Левский призывает помочь народному делу, внести указанную в письме сумму. Но теперь он уже не ограничивается просьбой, увещеванием.
«Пишем вам об этом в последний раз. Ждали мы, что вас тронут горячие слезы нашего несчастного народа, который находится в самом бедственном положении, но этого не произошло. Вы пьете его кровь и предаете его мерзкому мучителю. Поймите, мы решились уже... Или вы присоединитесь к нам, или мы уничтожим вас. Выбирайте, что вам дороже: тридцать лир или золотая свобода, в которой ваше имя было бы отмечено на вечные времена? Постарайтесь хорошо обдумать это, господа. И не задерживайте нас, так как нам надоело уже смотреть на хладнокровное отношение богачей к страданиям нашего народа...»

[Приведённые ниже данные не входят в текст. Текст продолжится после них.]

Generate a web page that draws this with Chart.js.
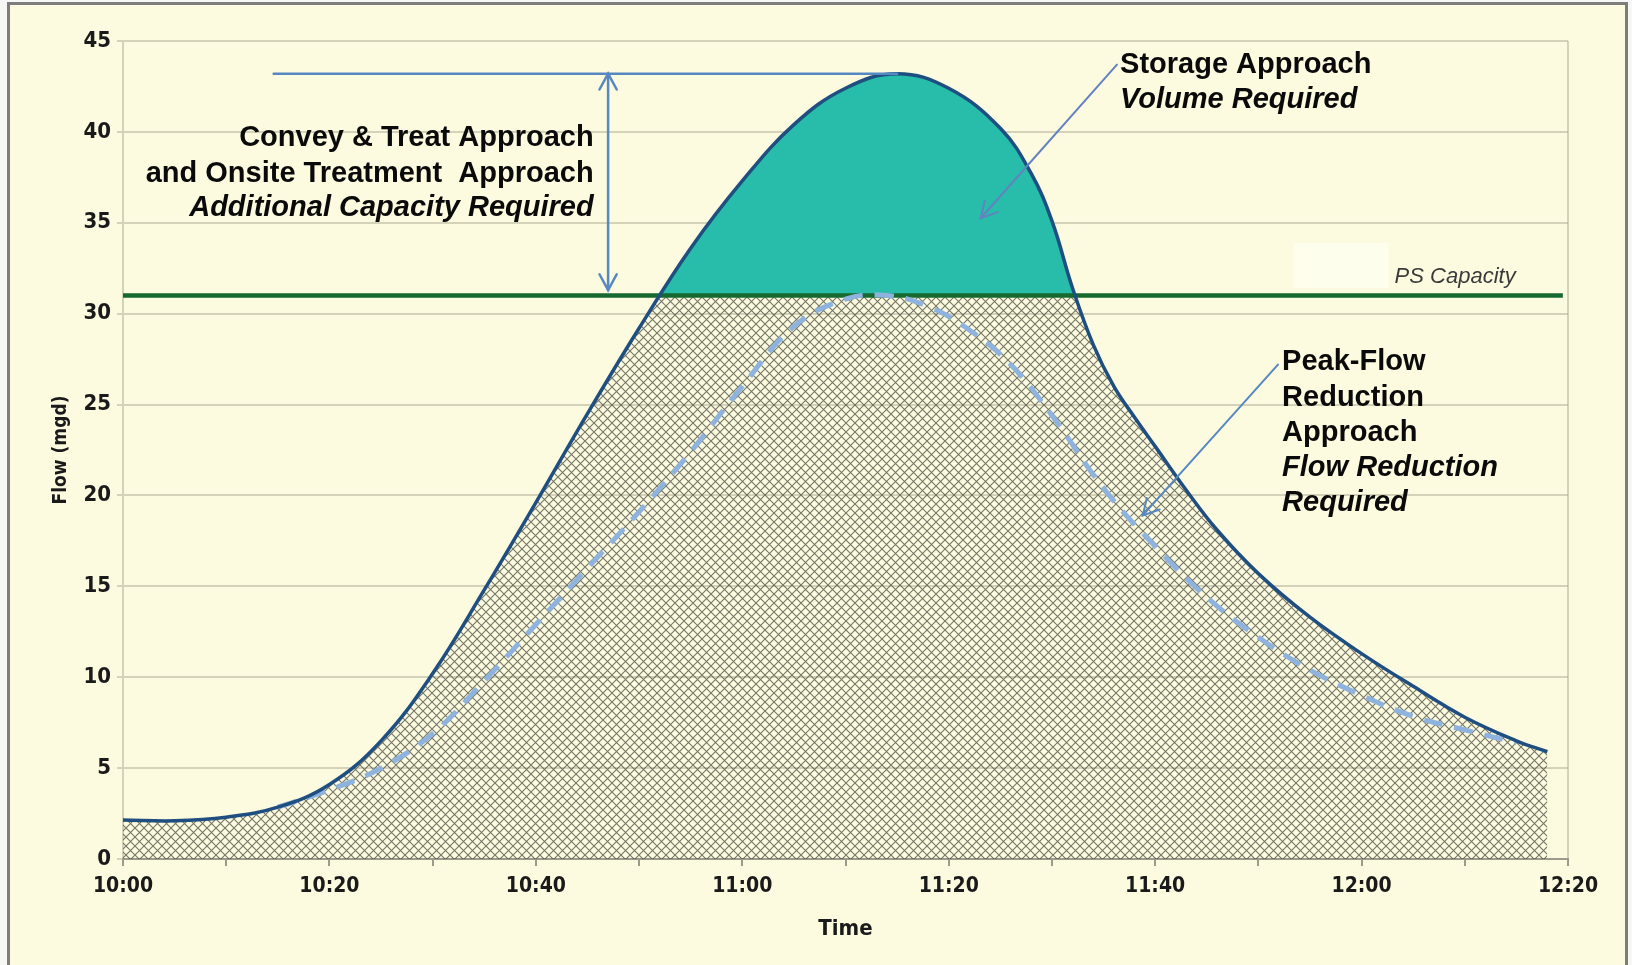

Но ничем не пронять толстосумов. Письма с угрозами на чорбаджиев не действуют. Левский пишет Данаилу Попову: «Безденежье мучает. Оставлю все другие дела и займусь деньгами. Трудно? Но что делать? Пан или пропал».
Наконец Левский делает следующий шаг, которого он так долго остерегался. В июне 1871 года он написал членам комитета в городе Сливене:
«Постарайтесь через тайных ваших юнаков достать деньги от тех отвратительных болгар, то есть чорбаджиев-кровопийц и противонародных элементов, которые не хотят участвовать в народном деле. А тех, которые предают нас туркам, следует своевременно уничтожать.

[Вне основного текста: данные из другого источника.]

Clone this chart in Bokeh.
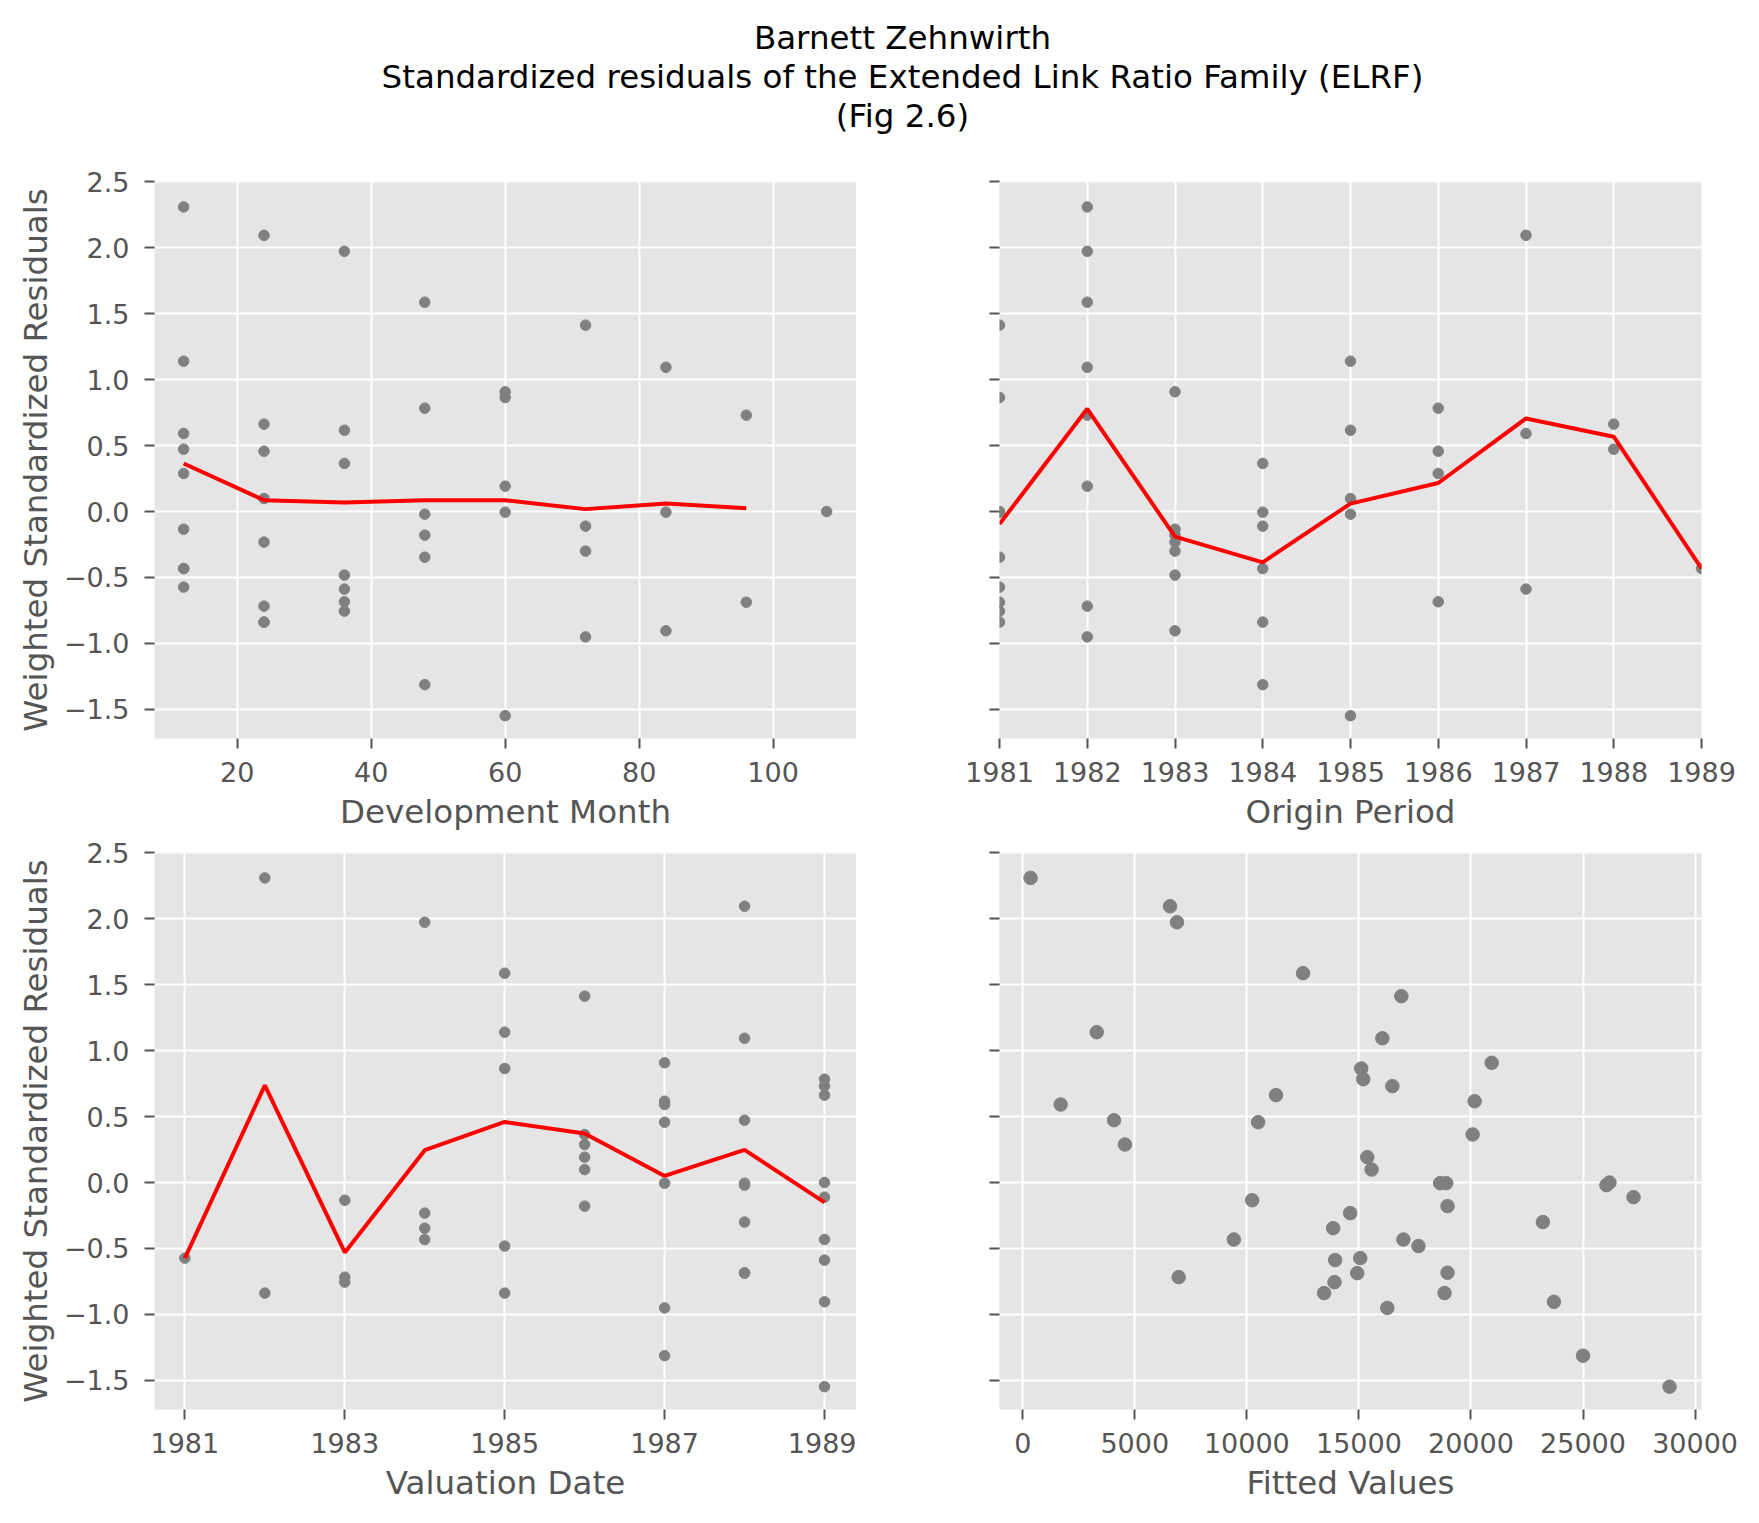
from bokeh.plotting import figure
from bokeh.models import Range1d, FixedTicker, ColumnDataSource
from bokeh.layouts import column, row
from bokeh.core.properties import value
from bokeh.embed import file_html
from bokeh.resources import INLINE

# ---------------- data ----------------
title_lines = ["Barnett Zehnwirth",
               "Standardized residuals of the Extended Link Ratio Family (ELRF)",
               "(Fig 2.6)"]

origin_years = [1981, 1982, 1983, 1984, 1985, 1986, 1987, 1988, 1989]
dev_months = [12, 24, 36, 48, 60, 72, 84, 96, 108]

# weighted standardized residuals, one list per origin (by development month)
resid_1981 = [-0.573, -0.838, -0.755, -0.346, 0.864, 1.412, -0.005, -0.687, 0.0]
resid_1982 = [2.308, -0.717, 1.972, 1.586, 0.192, -0.950, 1.093, 0.730]
resid_1983 = [-0.134, -0.232, -0.482, -0.179, 0.907, -0.300, -0.904]
resid_1984 = [-0.432, -0.838, 0.364, -1.312, -0.005, -0.111]
resid_1985 = [1.139, 0.098, 0.616, -0.020, -1.547]
resid_1986 = [0.288, 0.457, -0.684, 0.783]
resid_1987 = [0.591, 2.093, -0.588]
resid_1988 = [0.472, 0.662]
resid_1989 = [-0.432]

# fitted values, same layout
fitted_1981 = [15060, 13448, 13910, 13851, 15104, 16895, 18627, 14925, 26179]
fitted_1982 = [350, 6959, 6883, 12507, 15373, 16269, 16045, 16492]
fitted_1983 = [10237, 14612, 17657, 18955, 20925, 23209, 23701]
fitted_1984 = [9420, 18821, 20075, 25000, 18895, 27253]
fitted_1985 = [3301, 15567, 20164, 26044, 28860]
fitted_1986 = [4560, 10505, 18955, 15194]
fitted_1987 = [1693, 6574, 13940]
fitted_1988 = [4073, 11300]
fitted_1989 = [16985]

# red mean lines
dev_mean_months = [12, 24, 36, 48, 60, 72, 84, 96]
dev_mean = [0.364, 0.086, 0.068, 0.086, 0.086, 0.018, 0.061, 0.025]
origin_mean = [-0.095, 0.778, -0.19, -0.385, 0.06, 0.216, 0.705, 0.567, -0.432]
valuation_years = [1981, 1982, 1983, 1984, 1985, 1986, 1987, 1988, 1989]
valuation_mean = [-0.573, 0.736, -0.53, 0.245, 0.459, 0.371, 0.05, 0.247, -0.15]

y_ticks = [-1.5, -1.0, -0.5, 0.0, 0.5, 1.0, 1.5, 2.0, 2.5]
dev_ticks = [20, 40, 60, 80, 100]
origin_ticks = [1981, 1982, 1983, 1984, 1985, 1986, 1987, 1988, 1989]
valuation_ticks = [1981, 1983, 1985, 1987, 1989]
fitted_ticks = [0, 5000, 10000, 15000, 20000, 25000, 30000]

# ---------------- flatten ----------------
resid_rows = [resid_1981, resid_1982, resid_1983, resid_1984, resid_1985,
              resid_1986, resid_1987, resid_1988, resid_1989]
fitted_rows = [fitted_1981, fitted_1982, fitted_1983, fitted_1984, fitted_1985,
               fitted_1986, fitted_1987, fitted_1988, fitted_1989]
pts = dict(origin=[], dev=[], valuation=[], resid=[], fitted=[])
for i, (rr, ff) in enumerate(zip(resid_rows, fitted_rows)):
    for j, (r, f) in enumerate(zip(rr, ff)):
        pts["origin"].append(origin_years[i])
        pts["dev"].append(dev_months[j])
        pts["valuation"].append(origin_years[i] + j)
        pts["resid"].append(r)
        pts["fitted"].append(f)
src = ColumnDataSource(pts)

FONT = "DejaVu Sans"
GREY_TXT = "#555555"
TICK_PX = "27px"
LABEL_PX = "32.5px"


def fmt_y(v):
    return ("%.1f" % v).replace("-", "\u2212")


def panel(x_range, xticks, xlabel, show_ylabels, left, right, top, bottom):
    p = figure(frame_width=702, frame_height=557,
               x_range=x_range, y_range=Range1d(-1.72, 2.5005),
               output_backend="svg", toolbar_location=None,
               background_fill_color="#E5E5E5", border_fill_color="white",
               outline_line_color=None,
               min_border_left=left, min_border_right=right,
               min_border_top=top, min_border_bottom=bottom)
    p.xaxis.ticker = FixedTicker(ticks=xticks)
    p.yaxis.ticker = FixedTicker(ticks=y_ticks)
    p.xaxis.major_label_overrides = {t: str(int(t)) for t in xticks}
    if show_ylabels:
        p.yaxis.major_label_overrides = {t: fmt_y(t) for t in y_ticks}
        p.yaxis.axis_label = "Weighted Standardized Residuals"
    else:
        p.yaxis.major_label_overrides = {t: "" for t in y_ticks}
    p.xaxis.axis_label = xlabel
    for ax in (p.xaxis, p.yaxis):
        ax.axis_line_color = None
        ax.major_tick_line_color = GREY_TXT
        ax.major_tick_line_width = 2
        ax.major_tick_out = 10
        ax.major_tick_in = 0
        ax.minor_tick_line_color = None
        ax.major_label_text_color = GREY_TXT
        ax.major_label_text_font = FONT
        ax.major_label_text_font_size = TICK_PX
        ax.axis_label_text_color = GREY_TXT
        ax.axis_label_text_font = FONT
        ax.axis_label_text_font_size = LABEL_PX
        ax.axis_label_text_font_style = "normal"
    p.xaxis.major_label_standoff = 13
    p.xaxis.axis_label_standoff = 8
    p.yaxis.major_label_standoff = 15
    p.yaxis.axis_label_standoff = 6
    p.grid.grid_line_color = "white"
    p.grid.grid_line_width = 2
    return p


# title figure
tf = figure(width=1751, height=150, x_range=Range1d(0, 1751), y_range=Range1d(150, 0),
            output_backend="svg", toolbar_location=None,
            x_axis_location=None, y_axis_location=None,
            outline_line_color=None, min_border=0)
tf.grid.visible = False
tf.text(x=[902, 902, 902], y=[37.5, 76.5, 115.5], text=title_lines,
        text_font=value(FONT), text_font_size="32.5px", text_color="black",
        text_align="center", text_baseline="alphabetic")

# top-left: development month
p1 = panel(Range1d(7.65, 112.45), dev_ticks, "Development Month", True, 154, 0, 31, 96)
p1.scatter("dev", "resid", source=src, size=10.5, color="#808080")
p1.line(dev_mean_months, dev_mean, color="red", line_width=4)

# top-right: origin period
p2 = panel(Range1d(1981, 1989), origin_ticks, "Origin Period", False, 143, 50, 31, 96)
p2.scatter("origin", "resid", source=src, size=10.5, color="#808080")
p2.line(origin_years, origin_mean, color="red", line_width=4)

# bottom-left: valuation date
p3 = panel(Range1d(1980.62, 1989.4), valuation_ticks, "Valuation Date", True, 154, 0, 18, 98)
p3.scatter("valuation", "resid", source=src, size=10.5, color="#808080")
p3.line(valuation_years, valuation_mean, color="red", line_width=4)

# bottom-right: fitted values
p4 = panel(Range1d(-1036, 30286), fitted_ticks, "Fitted Values", False, 143, 50, 18, 98)
p4.scatter("fitted", "resid", source=src, size=13.5, color="#808080")

layout = column(tf, row(p1, p2), row(p3, p4))
open("out.html", "w").write(file_html(layout, INLINE))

Юнакам нужно выделять десятую часть взятых ими денег для распределения между собой, а остальные должны вноситься в кассу».

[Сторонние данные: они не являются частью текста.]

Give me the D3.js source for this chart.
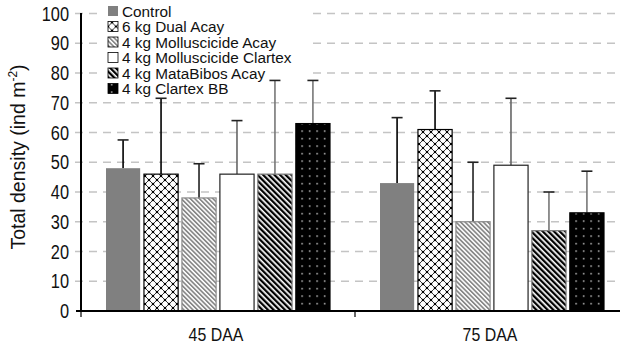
<!DOCTYPE html>
<html>
<head>
<meta charset="utf-8">
<script src="https://cdn.jsdelivr.net/npm/d3@7"></script>
<style>
  body { margin: 0; background: #fff; }
  svg { display: block; font-family: "Liberation Sans", Arial, sans-serif; }
</style>
</head>
<body>
<div id="chart"></div>
<script>
const categories = ['45 DAA', '75 DAA'];
const series = ['Control', '6 kg Dual Acay', '4 kg Molluscicide Acay', '4 kg Molluscicide Clartex', '4 kg MataBibos Acay', '4 kg Clartex BB'];
// mean and upper error bar end, per category, in series order
const means = [
    [48, 46, 38, 46, 46, 63],
    [43, 61, 30, 49, 27, 33]
];
const upper = [
    [57.5, 71.5, 49.5, 64, 77.5, 77.5],
    [65, 74, 50, 71.5, 40, 47]
];
const yTicks = [0, 10, 20, 30, 40, 50, 60, 70, 80, 90, 100];

const width = 620, height = 347;
const sx = 0.86; // horizontal squeeze of the original picture

const svg = d3.select('#chart').append('svg')
    .attr('width', width)
    .attr('height', height);

const defs = svg.append('defs');

// crosshatch with dots
const pDual = defs.append('pattern').attr('id', 'pDual')
    .attr('patternUnits', 'userSpaceOnUse').attr('width', 8).attr('height', 8);
pDual.append('rect').attr('width', 8).attr('height', 8).attr('fill', '#fff');
pDual.append('path').attr('d', 'M0,0L8,8M8,0L0,8').attr('stroke', '#000').attr('stroke-width', 0.8);
[[0, 0], [8, 0], [0, 8], [8, 8], [4, 4]].forEach(p => {
    pDual.append('circle').attr('cx', p[0]).attr('cy', p[1]).attr('r', 1.3).attr('fill', '#000');
});

// light gray diagonal stripes
const pMoll = defs.append('pattern').attr('id', 'pMoll')
    .attr('patternUnits', 'userSpaceOnUse').attr('width', 3.2).attr('height', 3.2)
    .attr('patternTransform', 'rotate(-45)');
pMoll.append('rect').attr('width', 3.2).attr('height', 3.2).attr('fill', '#fff');
pMoll.append('rect').attr('width', 1.7).attr('height', 3.2).attr('fill', '#888');

// dense black diagonal stripes
const pMata = defs.append('pattern').attr('id', 'pMata')
    .attr('patternUnits', 'userSpaceOnUse').attr('width', 4).attr('height', 4)
    .attr('patternTransform', 'rotate(-45)');
pMata.append('rect').attr('width', 4).attr('height', 4).attr('fill', '#fff');
pMata.append('rect').attr('width', 2.3).attr('height', 4).attr('fill', '#000');

// black with white dots
const pBB = defs.append('pattern').attr('id', 'pBB')
    .attr('patternUnits', 'userSpaceOnUse').attr('width', 7.5).attr('height', 7.5);
pBB.append('rect').attr('width', 7.5).attr('height', 7.5).attr('fill', '#000');
pBB.append('rect').attr('x', 3).attr('y', 3).attr('width', 1.3).attr('height', 1.3).attr('fill', '#fff');

const fills = ['#808080', 'url(#pDual)', 'url(#pMoll)', '#fff', 'url(#pMata)', 'url(#pBB)'];
const strokes = ['none', '#000', '#8a8a8a', '#222', '#777', '#000'];
const errColors = ['#000', '#000', '#222', '#666', '#777', '#777'];

const y = d3.scaleLinear().domain([0, 100]).range([311, 13.5]);
const x0 = d3.scaleBand().domain(categories).range([81, 629]);
const x1 = d3.scaleBand().domain(series).range([25, 249]).paddingInner(0.1);

// gridlines
svg.append('g').selectAll('line')
    .data(yTicks.filter(d => d > 0))
    .enter().append('line')
    .attr('x1', 75).attr('x2', width)
    .attr('y1', d => y(d)).attr('y2', d => y(d))
    .attr('stroke', '#c4c4c4')
    .attr('stroke-width', 1.3)
    .attr('stroke-dasharray', '8,6');

// legend background hides the grid behind it
const legend = svg.append('g');
legend.append('rect')
    .attr('x', 98).attr('y', 0).attr('width', 212).attr('height', 93)
    .attr('fill', '#fff');

const rows = legend.selectAll('g.item')
    .data(series)
    .enter().append('g')
    .attr('class', 'item')
    .attr('transform', (d, i) => `translate(108,${11 + i * 15.5})`);
rows.append('rect')
    .attr('x', 0).attr('y', -5).attr('width', 10).attr('height', 10)
    .attr('fill', (d, i) => fills[i])
    .attr('stroke', (d, i) => i === 0 ? 'none' : '#000')
    .attr('stroke-width', 0.8);
rows.append('text')
    .attr('transform', `translate(14,0) scale(0.99,1)`)
    .attr('dy', '0.36em')
    .attr('font-size', 15.5)
    .attr('fill', '#111')
    .text(d => d);

// bars and error bars
const groups = svg.append('g').selectAll('g')
    .data(categories)
    .enter().append('g')
    .attr('transform', d => `translate(${x0(d)},0)`);

groups.each(function(cat, ci) {
    const g = d3.select(this);
    const items = series.map((s, i) => ({ s, i, v: means[ci][i], u: upper[ci][i] }));

    g.selectAll('line.err')
        .data(items)
        .enter().append('line')
        .attr('class', 'err')
        .attr('x1', d => x1(d.s) + x1.bandwidth() / 2)
        .attr('x2', d => x1(d.s) + x1.bandwidth() / 2)
        .attr('y1', d => y(d.v)).attr('y2', d => y(d.u))
        .attr('stroke', d => errColors[d.i])
        .attr('stroke-width', 1.6);

    g.selectAll('line.cap')
        .data(items)
        .enter().append('line')
        .attr('class', 'cap')
        .attr('x1', d => x1(d.s) + x1.bandwidth() / 2 - 5.5)
        .attr('x2', d => x1(d.s) + x1.bandwidth() / 2 + 5.5)
        .attr('y1', d => y(d.u)).attr('y2', d => y(d.u))
        .attr('stroke', '#222')
        .attr('stroke-width', 1.6);

    g.selectAll('rect.bar')
        .data(items)
        .enter().append('rect')
        .attr('class', 'bar')
        .attr('x', d => x1(d.s))
        .attr('width', x1.bandwidth())
        .attr('y', d => y(d.v))
        .attr('height', d => y(0) - y(d.v))
        .attr('fill', d => fills[d.i])
        .attr('stroke', d => strokes[d.i])
        .attr('stroke-width', 1.2);
});

// y axis
svg.append('line')
    .attr('x1', 81).attr('x2', 81).attr('y1', 13).attr('y2', 312)
    .attr('stroke', '#000').attr('stroke-width', 2);
svg.append('g').selectAll('text')
    .data(yTicks)
    .enter().append('text')
    .attr('transform', d => `translate(69,${y(d)}) scale(0.84,1)`)
    .attr('dy', '0.36em')
    .attr('text-anchor', 'end')
    .attr('font-size', 19.5)
    .attr('fill', '#111')
    .text(d => d);

// x axis
svg.append('line')
    .attr('x1', 76).attr('x2', width).attr('y1', 311).attr('y2', 311)
    .attr('stroke', '#000').attr('stroke-width', 2.2);
svg.append('g').selectAll('line')
    .data(categories)
    .enter().append('line')
    .attr('x1', d => x0(d)).attr('x2', d => x0(d))
    .attr('y1', 311).attr('y2', 317)
    .attr('stroke', '#000').attr('stroke-width', 1.2);
svg.append('g').selectAll('text')
    .data(categories)
    .enter().append('text')
    .attr('transform', d => `translate(${x0(d) + x0.bandwidth() / 2 - 2},334) scale(${sx},1)`)
    .attr('dy', '0.36em')
    .attr('text-anchor', 'middle')
    .attr('font-size', 18.5)
    .attr('fill', '#111')
    .text(d => d);

// y title
const yt = svg.append('text')
    .attr('transform', 'translate(25,157) rotate(-90)')
    .attr('text-anchor', 'middle')
    .attr('font-size', 19.5)
    .attr('fill', '#111');
yt.append('tspan').text('Total density (ind m');
yt.append('tspan').attr('font-size', 12).attr('dy', -8).text('-2');
yt.append('tspan').attr('dy', 8).text(')');
</script>
</body>
</html>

Это уже прямой призыв к террору, к насильственному изъятию денег. Продиктован он отчаянием и удушающим безденежьем. Чтобы двигалось дело, надо добыть деньги любым путем. Иного выхода нет. «Пан или пропал!»
Он не хочет больше просить, не хочет унижаться. Веря в неминуемую победу народа, он презрительно бросает богачам:
«Чорбаджиям, которые обещают дать кто 1 000, кто 2 000, кто 3 000 золотых, но только тогда, когда увидят, что началось восстание, скажи, — пишет он Данаилу Попову, — что тогда их миллионы пусть останутся при них.
...Придет день, когда те, кто сегодня с огромной опасностью добывает деньги на ведение нашей работы, не захотят и слышать о тех чорбаджиях, которым тысяча грошей дороже жизни болгарских освободителей».
Деньги необходимы для дела. Сам Левский, располагая всеми средствами организации, живет как аскет. В записной книжке он отмечал все личные расходы, очевидно имея в виду отчитаться в использовании каждой народной копейки. Он записывал расход на приобретение обуви и покупку иглы. Встречаются записи расходов по два-три гроша под названием «изпроводяк». По болгарскому обычаю гость, покидая дом, делает детям хозяев прощальный подарок — изпроводяк — в виде мелких монет.